A teoria se baseia numa premissa: cada jogador, na busca de informações disponíveis, joga de acordo com uma tática completamente inteligente que lhe assegura a maior expectativa possível de prêmio. Se assim for o jogo do mercado é jogado entre operadores perfeitamente inteligentes e impiedosos. Mesmo no caso de dois jogadores a teoria é complicada, embora ofereça pistas de escolha definida. Em muitos casos, no entanto, onde existem três jogadores e (...) quando o número de jogadores é grande, ocorre instabilidade e indeterminação. Indivíduos são compelidos por sua própria cupidez a formar coalisões; mas coalisões não definem a si mesmas em nenhum modo singular, costumam terminar num turbilhão de traições, de vira casacas, engodos, pintura veraz do alto negócio chamado vida, ou das vidas conectadas da política, diplomacia, e guerra. Em prazo longo, os mais brilhantes e sem princípios dos trapaceiros se cansam do negócio e concordam viver em paz com uns e outros, os maiores prêmios sendo reservados aos que buscam oportunidades para quebrar tal acordo e atraiçoam os companheiros. Não existe homeostase no entanto. Chegam os ciclos do negócio de sucesso e fracasso e as sucessões das ditaduras e revolução, guerras em que todos perdem, tão reais nos tempos modernos.

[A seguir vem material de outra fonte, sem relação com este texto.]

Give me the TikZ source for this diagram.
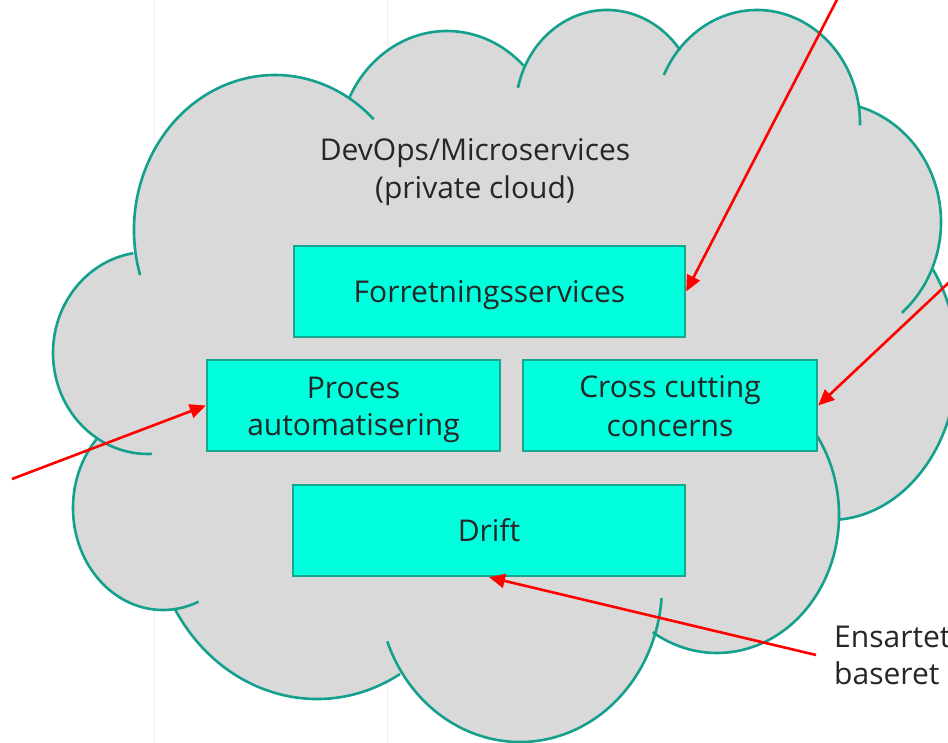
\documentclass[tikz,border=0pt]{standalone}
\usepackage{fontspec}
\setmainfont{Open Sans}
\usetikzlibrary{arrows.meta}
\definecolor{cloudfill}{HTML}{D9D9D9}
\definecolor{cloudline}{HTML}{13A18D}
\definecolor{boxfill}{HTML}{00FFDD}
\definecolor{boxline}{HTML}{1AA590}
\definecolor{txt}{HTML}{262626}
\definecolor{gridline}{HTML}{EEEEEE}
\newcommand{\ls}{\rule[-7pt]{0pt}{37pt}}
\newcommand{\bumpfill}[4]{\fill[cloudfill] (#1,#2) ellipse [x radius=#3, y radius=#4];}
\newcommand{\bumpline}[6]{\draw[cloudedge] (#1,#2) ++(#5:#3 and #4) arc[start angle=#5, end angle=#6, x radius=#3, y radius=#4];}
\begin{document}
\begin{tikzpicture}[x=1pt,y=1pt,
  cloudedge/.style={draw=cloudline, line width=2.6pt},
  boxnode/.style={draw=boxline, fill=boxfill, line width=2.4pt, minimum height=91pt, inner sep=0pt, align=center, font=\fontsize{30pt}{37pt}\selectfont, text=txt},
  redarrow/.style={draw=red, line width=2.6pt, -{Triangle[length=16pt,width=14pt]}},
  lbl/.style={inner sep=0pt, text=txt, font=\fontsize{30pt}{37pt}\selectfont}]
\useasboundingbox (0,0) rectangle (948,743);
\clip (0,0) rectangle (948,743);
\fill[white] (0,0) rectangle (948,743);
\draw[gridline, line width=1pt] (154,0) -- (154,743) (387,0) -- (387,743);
% cloud fill
\fill[cloudfill] (135,490) -- (348,646) -- (524,678) -- (680,693) -- (859,640) -- (932,475) -- (838,223) -- (653,111) -- (400,69) -- (175,134) -- (98,304) -- cycle;
\bumpfill{275}{513}{141}{155}
\bumpfill{447}{592}{109}{120}
\bumpfill{607}{632.5}{91.4}{100.5}
\bumpfill{757}{619.5}{103}{113.5}
\bumpfill{828}{521}{113}{120}
\bumpfill{830}{381}{127}{158}
\bumpfill{717}{228}{122}{138}
\bumpfill{520}{157}{142}{156}
\bumpfill{317}{230}{166}{186}
\bumpfill{163}{235}{90}{102}
\bumpfill{148}{390}{95}{101}
% cloud outline
\bumpline{275}{513}{141}{155}{196.9}{45.6}
\bumpline{447}{592}{109}{120}{153.6}{45.4}
\bumpline{607}{632.5}{91.4}{100.5}{167}{37}
\bumpline{757}{619.5}{103}{113.5}{154.7}{-1}
\bumpline{828}{521}{113}{120}{74}{-49.2}
\bumpline{830}{381}{127}{158}{35.9}{-86.4}
\bumpline{717}{228}{122}{138}{60}{-121.8}
\bumpline{520}{157}{142}{156}{200.8}{355.5}
\bumpline{317}{230}{166}{186}{211.1}{300}
\bumpline{163}{235}{90}{102}{136.5}{293.3}
\bumpline{148}{390}{95}{101}{99}{272.5}
% title
\node[lbl, align=center] (title) at (475,575) {\ls DevOps/Microservices\\\ls (private cloud)};
% boxes
\node[boxnode, minimum width=391pt] (fs) at (489.5,451.5) {\ls Forretningsservices};
\node[boxnode, minimum width=293pt] (pa) at (353.5,337.5) {\ls Proces\\\ls automatisering};
\node[boxnode, minimum width=294pt] (cc) at (670,337.5) {\ls Cross cutting\\\ls concerns};
\node[boxnode, minimum width=392pt] (dr) at (489,212.5) {\ls Drift};
% side label
\node[lbl, align=left, anchor=north west] (ens) at (834,126) {\ls Ensartet\\\ls baseret};
% arrows
\coordinate (a1) at (842,753);
\coordinate (a2) at (960,471);
\coordinate (a3) at (12,264);
\coordinate (a4) at (816,88);
\draw[redarrow] (a1) -- (fs.east);
\draw[redarrow] (a2) -- (cc.east);
\draw[redarrow] (a3) -- (pa.west);
\draw[redarrow] (a4) -- (dr.south);
\end{tikzpicture}
\end{document}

O retrato feito por von Neumann de alguém completamente inteligente e impiedoso é abstração que perverte fatos. É raro achar grande número de pessoas totalmente alertas e sem princípios reunidas no jogo. Onde inescrupulosos se juntam, sempre haverá tolos; e onde tolos surgem em número suficiente, oferecem modos de exploração proveitosos aos espertinhos. A psicologia da tolice recebe atenção dos solertes. Em vez de buscar seu próprio interesse, segundo os jogadores indicados por Neumann, o tolo é previsível como o rato no labirinto. A tática da mentira - ou melhor, de afirmação irrelevante da verdade - o fará comprar o cigarro de certa marca; e o induzirá a votar em tal candidato - qualquer candidato - ou aderir à caça oficial às bruxas. (...) Para semelhantes procedimentos temos as pesquisas de opinião com os fãs do rádio e os eleitores, pesquisas psicológicas das quais o homem comum é objeto; e sempre existem técnicos em estatística, sociólogos, economistas dispostos a vender seus préstimos para tais iniciativas.

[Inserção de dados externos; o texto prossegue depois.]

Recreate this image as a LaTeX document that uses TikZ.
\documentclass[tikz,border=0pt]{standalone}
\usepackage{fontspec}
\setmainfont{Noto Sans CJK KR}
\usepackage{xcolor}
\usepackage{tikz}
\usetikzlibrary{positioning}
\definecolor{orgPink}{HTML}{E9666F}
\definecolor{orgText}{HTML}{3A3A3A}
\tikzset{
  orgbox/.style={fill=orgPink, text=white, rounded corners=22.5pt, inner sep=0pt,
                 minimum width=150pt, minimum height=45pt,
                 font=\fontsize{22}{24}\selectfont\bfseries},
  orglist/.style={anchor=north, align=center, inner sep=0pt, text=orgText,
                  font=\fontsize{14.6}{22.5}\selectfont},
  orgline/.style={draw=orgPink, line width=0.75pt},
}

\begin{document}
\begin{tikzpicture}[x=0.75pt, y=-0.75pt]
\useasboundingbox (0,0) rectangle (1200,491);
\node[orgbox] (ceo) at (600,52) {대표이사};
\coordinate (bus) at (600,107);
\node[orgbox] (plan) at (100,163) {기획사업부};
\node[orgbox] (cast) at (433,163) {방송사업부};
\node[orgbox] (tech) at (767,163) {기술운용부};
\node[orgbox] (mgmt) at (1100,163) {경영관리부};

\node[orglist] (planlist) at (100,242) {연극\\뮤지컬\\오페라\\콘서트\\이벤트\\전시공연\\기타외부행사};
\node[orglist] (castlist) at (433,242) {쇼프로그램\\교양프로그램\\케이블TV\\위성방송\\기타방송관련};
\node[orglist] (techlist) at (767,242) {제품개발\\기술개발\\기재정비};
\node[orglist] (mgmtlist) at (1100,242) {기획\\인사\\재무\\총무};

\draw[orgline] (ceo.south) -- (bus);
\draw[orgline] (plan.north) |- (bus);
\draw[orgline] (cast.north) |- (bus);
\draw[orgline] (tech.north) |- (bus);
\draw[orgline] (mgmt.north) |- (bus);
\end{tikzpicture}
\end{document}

Felizmente os negocistas de mentiras, exploradores da credulidade, não conseguem fazer as coisas acontecerem do seu jeito. Ninguém é totalmente tolo ou solerte. O homem médio é bem solerte em assuntos que chamam sua atenção e altruísta em matérias de bem público ou sofrimento privado, que brotam diante de seus olhos”. (Cybernetics, or control and communication in the animal and the machine, Cambridge, MIT Press, 1965).

No Brasil ganham os espertos, até o advento de ditaduras, nas quais todos perdem. Vencem o trapaceiros no jogo político. Quem perde? Os que os elegem. Suas apostas, senhores!